> **Exercise aim**
Copy all of the material word for word, except for the pictures.

> **Data extract**
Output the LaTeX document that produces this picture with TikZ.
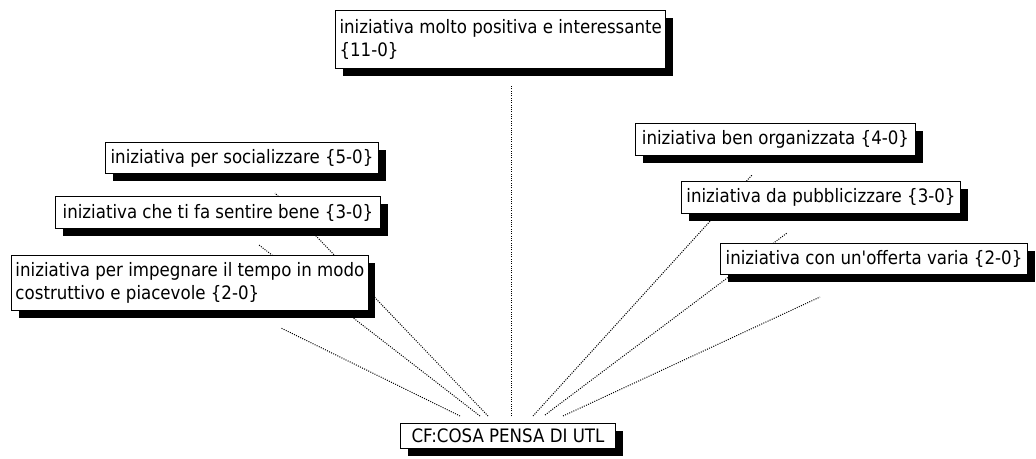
\documentclass[tikz,border=0pt]{standalone}
\usepackage{fontspec}
% plain family: keeps the straight apostrophe as typed
\newfontfamily\lbl{DejaVu Sans Condensed}
\usetikzlibrary{shadows}
\pgfdeclarelayer{background}
\pgfsetlayers{background,main}

\tikzset{
  item/.style={
    draw=black, line width=1pt, fill=white, anchor=north west,
    align=left, inner xsep=4pt, inner ysep=2pt,
    font=\lbl\fontsize{18.5}{23}\selectfont,
    drop shadow={shadow xshift=7pt, shadow yshift=-7pt, fill=black, opacity=1}
  },
  link/.style={line width=1pt, dash pattern=on 1pt off 1.3pt}
}

\begin{document}
\begin{tikzpicture}[x=1pt, y=-1pt]
\useasboundingbox (0,0) rectangle (1036,458);

% answer boxes
\node[item, minimum width=329pt, minimum height=58pt] (top) at (335,10)
  {iniziativa molto positiva e interessante\\\{11-0\}};
\node[item, minimum width=273pt, minimum height=31pt] (soc) at (105,142)
  {iniziativa per socializzare \{5-0\}};
\node[item, minimum width=325pt, minimum height=32pt] (che) at (55,196)
  {iniziativa che ti fa sentire bene \{3-0\}};
\node[item, minimum width=356pt, minimum height=55pt] (imp) at (11,255)
  {iniziativa per impegnare il tempo in modo\\costruttivo e piacevole \{2-0\}};
\node[item, minimum width=280pt, minimum height=32pt] (ben) at (635,123)
  {iniziativa ben organizzata \{4-0\}};
\node[item, minimum width=279pt, minimum height=32pt] (pub) at (681,181)
  {iniziativa da pubblicizzare \{3-0\}};
\node[item, minimum width=307pt, minimum height=31pt] (off) at (720,243)
  {iniziativa con un'offerta varia \{2-0\}};

% central question
\node[item, minimum width=215pt, minimum height=25pt, inner xsep=2pt] (cf) at (400,423)
  {CF:COSA PENSA DI UTL};

% spokes from the question to each answer, kept behind the boxes
\coordinate (sA) at (460,416); \coordinate (eA) at (281,328);
\coordinate (sB) at (480,416); \coordinate (eB) at (259,245);
\coordinate (sC) at (488,416); \coordinate (eC) at (275,193);
\coordinate (sV) at (511,416); \coordinate (eV) at (511,85);
\coordinate (sD) at (533,416); \coordinate (eD) at (752,175);
\coordinate (sE) at (545,415); \coordinate (eE) at (787,233);
\coordinate (sF) at (563,416); \coordinate (eF) at (820,297);

\begin{pgfonlayer}{background}
  \draw[link] (sA) -- (eA);
  \draw[link] (sB) -- (eB);
  \draw[link] (sC) -- (eC);
  \draw[link] (sV) -- (eV);
  \draw[link] (sD) -- (eD);
  \draw[link] (sE) -- (eE);
  \draw[link] (sF) -- (eF);
\end{pgfonlayer}
\end{tikzpicture}
\end{document}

> **Answer**
Output the LaTeX document that produces this picture with TikZ.
\documentclass[tikz,border=0pt]{standalone}
\usepackage{fontspec}
% plain family: keeps the straight apostrophe as typed
\newfontfamily\lbl{DejaVu Sans Condensed}
\usetikzlibrary{shadows}
\pgfdeclarelayer{background}
\pgfsetlayers{background,main}

\tikzset{
  item/.style={
    draw=black, line width=1pt, fill=white, anchor=north west,
    align=left, inner xsep=4pt, inner ysep=2pt,
    font=\lbl\fontsize{18.5}{23}\selectfont,
    drop shadow={shadow xshift=7pt, shadow yshift=-7pt, fill=black, opacity=1}
  },
  link/.style={line width=1pt, dash pattern=on 1pt off 1.3pt}
}

\begin{document}
\begin{tikzpicture}[x=1pt, y=-1pt]
\useasboundingbox (0,0) rectangle (1036,458);

% answer boxes
\node[item, minimum width=329pt, minimum height=58pt] (top) at (335,10)
  {iniziativa molto positiva e interessante\\\{11-0\}};
\node[item, minimum width=273pt, minimum height=31pt] (soc) at (105,142)
  {iniziativa per socializzare \{5-0\}};
\node[item, minimum width=325pt, minimum height=32pt] (che) at (55,196)
  {iniziativa che ti fa sentire bene \{3-0\}};
\node[item, minimum width=356pt, minimum height=55pt] (imp) at (11,255)
  {iniziativa per impegnare il tempo in modo\\costruttivo e piacevole \{2-0\}};
\node[item, minimum width=280pt, minimum height=32pt] (ben) at (635,123)
  {iniziativa ben organizzata \{4-0\}};
\node[item, minimum width=279pt, minimum height=32pt] (pub) at (681,181)
  {iniziativa da pubblicizzare \{3-0\}};
\node[item, minimum width=307pt, minimum height=31pt] (off) at (720,243)
  {iniziativa con un'offerta varia \{2-0\}};

% central question
\node[item, minimum width=215pt, minimum height=25pt, inner xsep=2pt] (cf) at (400,423)
  {CF:COSA PENSA DI UTL};

% spokes from the question to each answer, kept behind the boxes
\coordinate (sA) at (460,416); \coordinate (eA) at (281,328);
\coordinate (sB) at (480,416); \coordinate (eB) at (259,245);
\coordinate (sC) at (488,416); \coordinate (eC) at (275,193);
\coordinate (sV) at (511,416); \coordinate (eV) at (511,85);
\coordinate (sD) at (533,416); \coordinate (eD) at (752,175);
\coordinate (sE) at (545,415); \coordinate (eE) at (787,233);
\coordinate (sF) at (563,416); \coordinate (eF) at (820,297);

\begin{pgfonlayer}{background}
  \draw[link] (sA) -- (eA);
  \draw[link] (sB) -- (eB);
  \draw[link] (sC) -- (eC);
  \draw[link] (sV) -- (eV);
  \draw[link] (sD) -- (eD);
  \draw[link] (sE) -- (eE);
  \draw[link] (sF) -- (eF);
\end{pgfonlayer}
\end{tikzpicture}
\end{document}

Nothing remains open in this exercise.